• [Extracted data]:
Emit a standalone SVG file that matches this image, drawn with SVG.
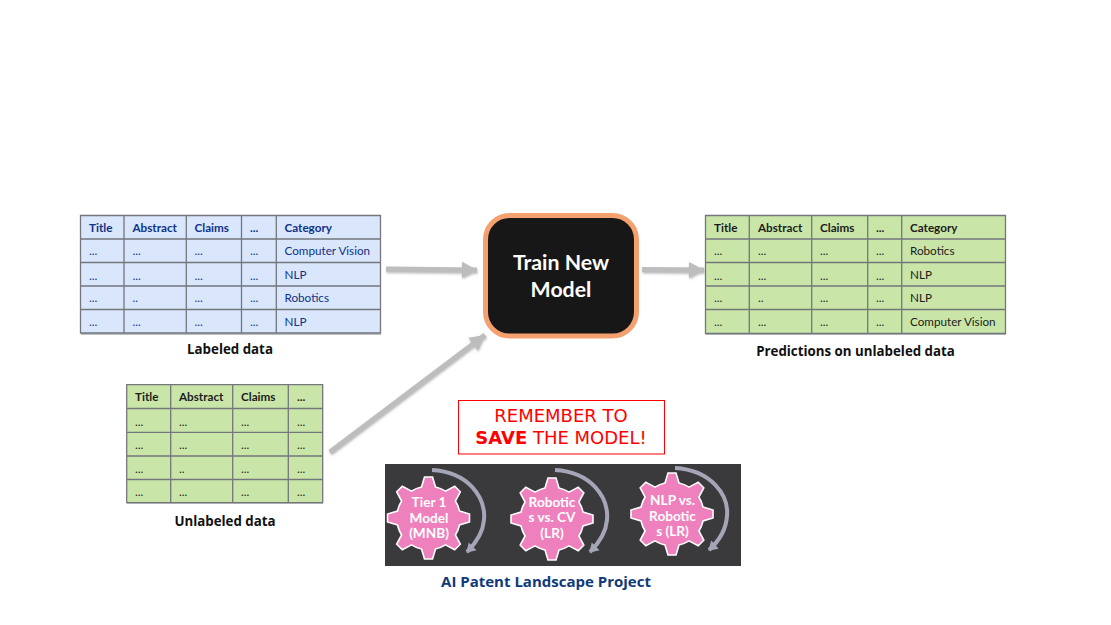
<svg xmlns="http://www.w3.org/2000/svg" width="1111" height="625" viewBox="0 0 1111 625">
<style>
text{font-family:Lato,"Noto Sans",sans-serif;font-size:11.7px}
.blue .bg{fill:#D9E6FB}.green .bg{fill:#C9E6A8}
.shadow{fill:#8a8a8a;opacity:.55}
.grid{fill:none;stroke:#73777d;stroke-width:1.3}
.blue text{fill:#10328A}.green text{fill:#1c1c1c}
.h{font-weight:700}
.cap{font-family:"Open Sans","Noto Sans",sans-serif;font-weight:700;font-size:13.3px;fill:#111;text-anchor:middle}
.conn{fill:none;stroke:#BDBDBD;stroke-width:5}
.gear{fill:#EF80BE;stroke:#fff;stroke-width:1.6}
.gt{fill:#fff;font-weight:700;font-size:13.6px;text-anchor:middle}
.arc{fill:none;stroke:#A5A5B8;stroke-width:4}
.rem{font-family:"DejaVu Sans",sans-serif;font-size:18px;fill:#f00;text-anchor:middle}
</style>
<defs>
<marker id="ah" markerUnits="userSpaceOnUse" markerWidth="20" markerHeight="20" refX="15" refY="9" orient="auto"><path d="M0 1L15 9L0 17Z" fill="#BDBDBD"/></marker>
<marker id="ag" markerUnits="userSpaceOnUse" markerWidth="14" markerHeight="14" refX="9" refY="7" orient="auto"><path d="M1 1.500L10 7L1 12.500Z" fill="#A5A5B8"/></marker>
<filter id="sh" x="-10%" y="-30%" width="120%" height="160%"><feDropShadow dx="0.5" dy="1.5" stdDeviation="1" flood-color="#888" flood-opacity=".6"/></filter>
<path id="g" class="gear" d="M31-7L41-4L41 4L31 7A31.800 31.800 0 0 1 26.900 17L31.800 26.200L26.200 31.800L17 26.900A31.800 31.800 0 0 1 7 31L4 41L-4 41L-7 31A31.800 31.800 0 0 1-17 26.900L-26.200 31.800L-31.800 26.200L-26.900 17A31.800 31.800 0 0 1-31 7L-41 4L-41-4L-31-7A31.800 31.800 0 0 1-26.900-17L-31.800-26.200L-26.200-31.800L-17-26.900A31.800 31.800 0 0 1-7-31L-4-41L4-41L7-31A31.800 31.800 0 0 1 17-26.900L26.200-31.800L31.800-26.200L26.900-17A31.800 31.800 0 0 1 31-7Z"/>
</defs>
<rect width="1111" height="625" fill="#fff"/>

<g id="connectors" filter="url(#sh)">
<line class="conn" x1="386" y1="269" x2="477" y2="270" marker-end="url(#ah)"/>
<line class="conn" x1="642" y1="269.500" x2="704" y2="270" marker-end="url(#ah)"/>
<line class="conn" x1="330" y1="452" x2="485" y2="335" marker-end="url(#ah)"/>
</g>

<g id="labeled-data" class="blue">
<rect class="shadow" x="81" y="217" width="300" height="118"/>
<rect class="bg" x="80.500" y="215.500" width="300" height="117.500"/>
<path class="grid" d="M80.500 215.500H380.500V333H80.500ZM80.500 239H380.500M80.500 262.500H380.500M80.500 286H380.500M80.500 309.500H380.500M124 215.500V333M186.300 215.500V333M241.500 215.500V333M276.300 215.500V333"/>
<text class="h" x="89" y="232">Title</text><text class="h" x="132.500" y="232">Abstract</text><text class="h" x="194.500" y="232">Claims</text><text class="h" x="250" y="232">...</text><text class="h" x="284.500" y="232">Category</text>
<text x="89" y="255">...</text><text x="132.500" y="255">...</text><text x="194.500" y="255">...</text><text x="250" y="255">...</text><text x="284.500" y="255">Computer Vision</text>
<text x="89" y="280">...</text><text x="132.500" y="280">...</text><text x="194.500" y="280">...</text><text x="250" y="280">...</text><text x="284.500" y="279">NLP</text>
<text x="89" y="302">...</text><text x="132.500" y="302">..</text><text x="194.500" y="302">...</text><text x="250" y="302">...</text><text x="284.500" y="302">Robotics</text>
<text x="89" y="326">...</text><text x="132.500" y="326">...</text><text x="194.500" y="326">...</text><text x="250" y="326">...</text><text x="284.500" y="326">NLP</text>
</g>
<text class="cap" x="230" y="353.500">Labeled data</text>

<g id="unlabeled-data" class="green">
<rect class="shadow" x="127" y="386" width="196" height="118"/>
<rect class="bg" x="126.700" y="384.700" width="196" height="118"/>
<path class="grid" d="M126.700 384.700H322.700V502.700H126.700ZM126.700 408.500H322.700M126.700 432.300H322.700M126.700 456H322.700M126.700 479.500H322.700M170.700 384.700V502.700M232.700 384.700V502.700M288.300 384.700V502.700"/>
<text class="h" x="135" y="401">Title</text><text class="h" x="179" y="401">Abstract</text><text class="h" x="241" y="401">Claims</text><text class="h" x="297" y="401">...</text>
<text x="135" y="426">...</text><text x="179" y="426">...</text><text x="241" y="426">...</text><text x="297" y="426">...</text>
<text x="135" y="449">...</text><text x="179" y="449">...</text><text x="241" y="449">...</text><text x="297" y="449">...</text>
<text x="135" y="473">...</text><text x="179" y="473">..</text><text x="241" y="473">...</text><text x="297" y="473">...</text>
<text x="135" y="496">...</text><text x="179" y="496">...</text><text x="241" y="496">...</text><text x="297" y="496">...</text>
</g>
<text class="cap" x="225" y="525.500">Unlabeled data</text>

<g id="train-new-model">
<rect x="485.500" y="215.500" width="151" height="120.500" rx="24" fill="#171717" stroke="#F4A06F" stroke-width="5"/>
<text x="561" y="270" text-anchor="middle" fill="#fff" font-weight="700" style="font-size:21.300px">Train New</text>
<text x="561" y="297" text-anchor="middle" fill="#fff" font-weight="700" style="font-size:21.300px">Model</text>
</g>

<g id="predictions" class="green">
<rect class="shadow" x="706" y="217" width="300" height="118"/>
<rect class="bg" x="705.500" y="215.500" width="300" height="118"/>
<path class="grid" d="M705.500 215.500H1005.500V333.500H705.500ZM705.500 239H1005.500M705.500 262.500H1005.500M705.500 286H1005.500M705.500 309.500H1005.500M749.300 215.500V333.500M811.700 215.500V333.500M867.700 215.500V333.500M901.700 215.500V333.500"/>
<text class="h" x="714" y="232">Title</text><text class="h" x="758" y="232">Abstract</text><text class="h" x="820" y="232">Claims</text><text class="h" x="876" y="232">...</text><text class="h" x="910" y="232">Category</text>
<text x="714" y="255">...</text><text x="758" y="255">...</text><text x="820" y="255">...</text><text x="876" y="255">...</text><text x="910" y="255">Robotics</text>
<text x="714" y="280">...</text><text x="758" y="280">...</text><text x="820" y="280">...</text><text x="876" y="280">...</text><text x="910" y="279">NLP</text>
<text x="714" y="302">...</text><text x="758" y="302">..</text><text x="820" y="302">...</text><text x="876" y="302">...</text><text x="910" y="302">NLP</text>
<text x="714" y="326">...</text><text x="758" y="326">...</text><text x="820" y="326">...</text><text x="876" y="326">...</text><text x="910" y="326">Computer Vision</text>
</g>
<text class="cap" x="855.500" y="355.500">Predictions on unlabeled data</text>

<g id="remember-note">
<rect x="458.500" y="400.500" width="206" height="53.500" fill="#fff" stroke="#f00" stroke-width="1"/>
<text class="rem" x="561" y="422">REMEMBER TO</text>
<text class="rem" x="561" y="444"><tspan font-weight="700">SAVE</tspan> THE MODEL!</text>
</g>

<g id="patent-project">
<rect x="385" y="464" width="356" height="102" fill="#3A3A3C"/>
<path class="arc" d="M432 470C468 472 486 497 484 520C483 532 476 543 467 552" marker-end="url(#ag)"/>
<path class="arc" d="M555 470C591 472 609 497 607 520C606 532 599 543 590 552" marker-end="url(#ag)"/>
<path class="arc" d="M675 468C711 470 729 495 727 516C726 530 719 541 709 550" marker-end="url(#ag)"/>
<g id="gear-1"><use href="#g" x="428.500" y="518"/><text class="gt" x="429" y="507">Tier 1</text><text class="gt" x="429" y="523">Model</text><text class="gt" x="429" y="538">(MNB)</text></g>
<g id="gear-2"><use href="#g" x="552" y="519"/><text class="gt" x="552" y="507">Robotic</text><text class="gt" x="552" y="522">s vs. CV</text><text class="gt" x="552" y="538">(LR)</text></g>
<g id="gear-3"><use href="#g" x="672" y="514"/><text class="gt" x="672.500" y="505">NLP vs.</text><text class="gt" x="672.500" y="521">Robotic</text><text class="gt" x="672.500" y="536">s (LR)</text></g>
</g>
<text x="546" y="586.500" text-anchor="middle" fill="#0F3A7A" style="font-family:'Open Sans','Noto Sans',sans-serif;font-weight:700;font-size:15px">AI Patent Landscape Project</text>
</svg>
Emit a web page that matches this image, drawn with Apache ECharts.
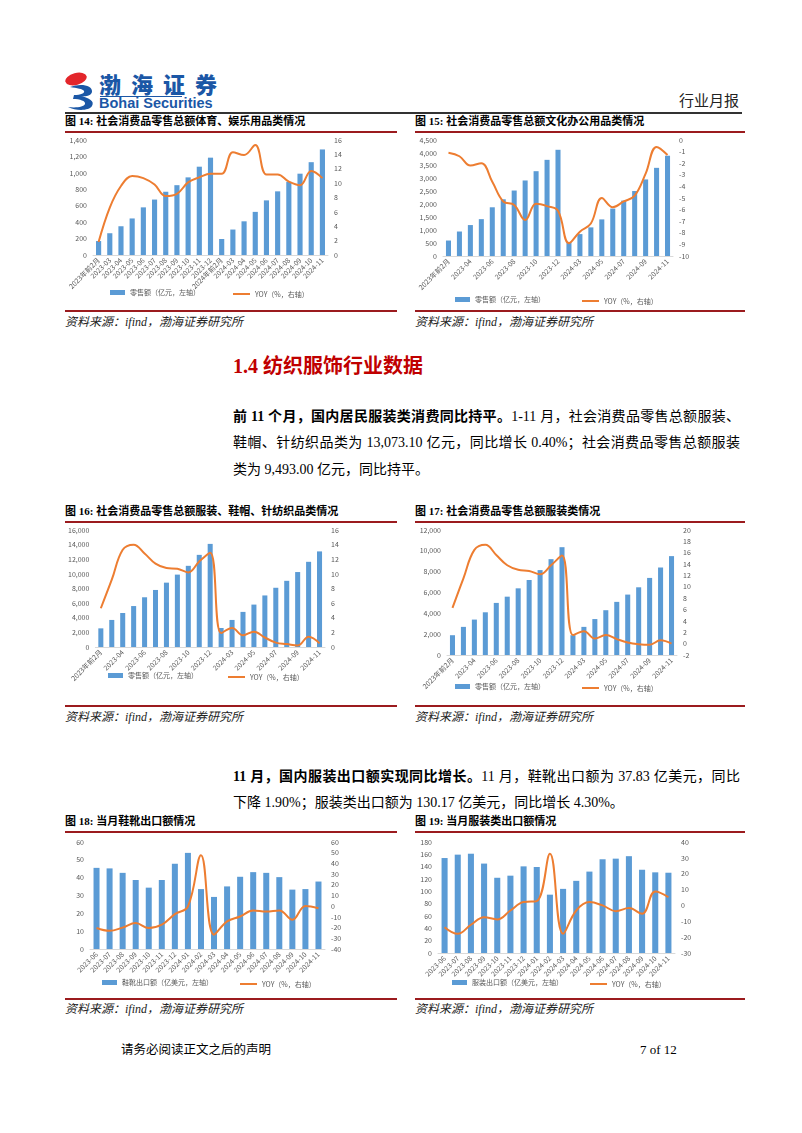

• [Exercise description]:
Gather all the lines that include the word "this" and copy them out.

• [Exercise answer]:
Emit a standalone SVG file that matches this image, drawn with SVG.
Emit a web page that matches this image, drawn with Apache ECharts.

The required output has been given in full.